I also recommend an article written by a senior HII Executive who also happens to be a retired navy Vice Admiral who once commanded the Naval Sea Systems Command, Tom Moore. “A Path to the Force Structure the Navy Needs” is not only a wise proposal to build a larger Navy, it is exactly the direction the country should consider in order to more closely align Navy objectives with portions of the investing class. I urge the Naval Institute to take this piece from behind its paywall.
There will always be a place in a balanced portfolio for dividend paying large cap stocks, and our shipbuilders and their parent companies can and should be exactly that. Building a larger Navy will accomplish this, along with the not unimportant fact of a larger Navy. Shipbuilders are not the Magnificent Seven, and they should not be compared to them.

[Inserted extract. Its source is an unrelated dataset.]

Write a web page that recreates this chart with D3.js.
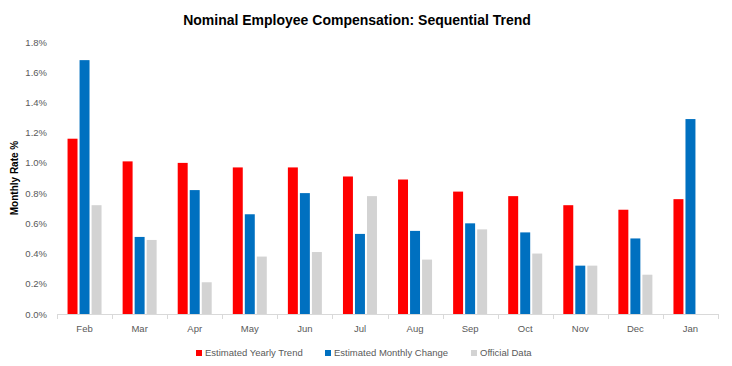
<!DOCTYPE html>
<html>
<head>
<meta charset="utf-8">
<script src="https://cdn.jsdelivr.net/npm/d3@7"></script>
<style>
  body { margin: 0; background: #fff; }
  svg { display: block; font-family: "Liberation Sans", Arial, sans-serif; }
</style>
</head>
<body>
<div id="chart"></div>
<script>
"use strict";

var months = ["Feb", "Mar", "Apr", "May", "Jun", "Jul", "Aug", "Sep", "Oct", "Nov", "Dec", "Jan"];
var seriesNames = ["Estimated Yearly Trend", "Estimated Monthly Change", "Official Data"];
var yearlyTrend = [1.16, 1.01, 1.00, 0.97, 0.97, 0.91, 0.89, 0.81, 0.78, 0.72, 0.69, 0.76];
var monthlyChange = [1.68, 0.51, 0.82, 0.66, 0.80, 0.53, 0.55, 0.60, 0.54, 0.32, 0.50, 1.29];
var officialData = [0.72, 0.49, 0.21, 0.38, 0.41, 0.78, 0.36, 0.56, 0.40, 0.32, 0.26, null];
var yTicks = [0, 0.2, 0.4, 0.6, 0.8, 1.0, 1.2, 1.4, 1.6, 1.8];

var colors = ["#ff0000", "#0070c0", "#d3d3d3"];
var allSeries = [yearlyTrend, monthlyChange, officialData];

var width = 732, height = 366;
var margin = {top: 42, right: 14, bottom: 52, left: 57};

var svg = d3.select("#chart").append("svg")
    .attr("width", width)
    .attr("height", height);

var x0 = d3.scaleBand()
    .domain(months)
    .range([margin.left, width - margin.right])
    .paddingInner(0)
    .paddingOuter(0);

// bar group is narrower than the month band
var groupW = 34;
var x1 = d3.scaleBand()
    .domain(seriesNames)
    .range([(x0.bandwidth() - groupW) / 2, (x0.bandwidth() + groupW) / 2])
    .paddingInner(0.17)
    .paddingOuter(0);

var y = d3.scaleLinear()
    .domain([0, 1.8])
    .range([height - margin.bottom, margin.top]);

// title
svg.append("text")
    .attr("x", 357)
    .attr("y", 25)
    .attr("text-anchor", "middle")
    .style("font-size", "14px")
    .style("font-weight", "bold")
    .attr("fill", "#000")
    .text("Nominal Employee Compensation: Sequential Trend");

// y axis (labels only)
svg.append("g")
    .attr("transform", "translate(" + (margin.left - 10) + ",0)")
    .call(d3.axisLeft(y).tickValues(yTicks).tickSize(0).tickFormat(function(d) { return d3.format(".1f")(d) + "%"; }))
    .call(function(g) { g.select(".domain").remove(); })
    .call(function(g) {
        g.selectAll("text")
            .attr("fill", "#595959")
            .style("font-size", "9.5px")
            .attr("x", 0);
    });

// y axis title
svg.append("text")
    .attr("transform", "translate(18," + ((margin.top + height - margin.bottom) / 2) + ") rotate(-90)")
    .attr("text-anchor", "middle")
    .style("font-size", "10px")
    .style("font-weight", "bold")
    .attr("fill", "#000")
    .text("Monthly Rate %");

// bars
var groups = svg.selectAll(".month")
    .data(months)
    .enter().append("g")
    .attr("class", "month")
    .attr("transform", function(d) { return "translate(" + x0(d) + ",0)"; });

groups.selectAll("rect")
    .data(function(m, i) {
        return seriesNames.map(function(s, j) { return {series: s, value: allSeries[j][i], color: colors[j]}; })
            .filter(function(d) { return d.value != null; });
    })
    .enter().append("rect")
    .attr("x", function(d) { return x1(d.series); })
    .attr("width", x1.bandwidth())
    .attr("y", function(d) { return y(d.value); })
    .attr("height", function(d) { return y(0) - y(d.value); })
    .attr("fill", function(d) { return d.color; });

// x axis
var tickEdges = months.map(function(m) { return x0(m); }).concat([x0.range()[1]]);
var xg = svg.append("g");
xg.append("line")
    .attr("x1", x0.range()[0]).attr("x2", x0.range()[1])
    .attr("y1", y(0) + 0.5).attr("y2", y(0) + 0.5)
    .attr("stroke", "#d9d9d9");
xg.selectAll(".tk")
    .data(tickEdges)
    .enter().append("line")
    .attr("x1", function(d) { return Math.round(d) + 0.5; })
    .attr("x2", function(d) { return Math.round(d) + 0.5; })
    .attr("y1", y(0)).attr("y2", y(0) + 5)
    .attr("stroke", "#d9d9d9");
xg.selectAll(".lbl")
    .data(months)
    .enter().append("text")
    .attr("x", function(d) { return x0(d) + x0.bandwidth() / 2; })
    .attr("y", 332)
    .attr("text-anchor", "middle")
    .style("font-size", "9.5px")
    .attr("fill", "#595959")
    .text(function(d) { return d; });

// legend
var legendX = [196, 325, 471];
var legend = svg.selectAll(".legend")
    .data(seriesNames)
    .enter().append("g")
    .attr("class", "legend")
    .attr("transform", function(d, i) { return "translate(" + legendX[i] + ",350)"; });
legend.append("rect")
    .attr("width", 6).attr("height", 6)
    .attr("fill", function(d, i) { return colors[i]; });
legend.append("text")
    .attr("x", 9)
    .attr("y", 6)
    .style("font-size", "9.5px")
    .attr("fill", "#595959")
    .text(function(d) { return d; });
</script>
</body>
</html>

I’m a retired shipbuilder and this article is spot on. Several shipyards HAVE invested in capital improvements despite the fickle demand signals from the Navy, and if their quarterly financial results are disappointing they get hammered hard by the market. The next time you write about the industry, please include a picture of Ingalls for equal time. 😃
I remember the Bath Iron Work slogan as: We Build Good Ships And Make Money. We Build Good Ships If We Don't Make Money.
I have some sympathies for Mr. Bollinger's viewpoint.
I fear the only action that will identify what the nation needs from the navy is a horrible peer to peer war. Please No!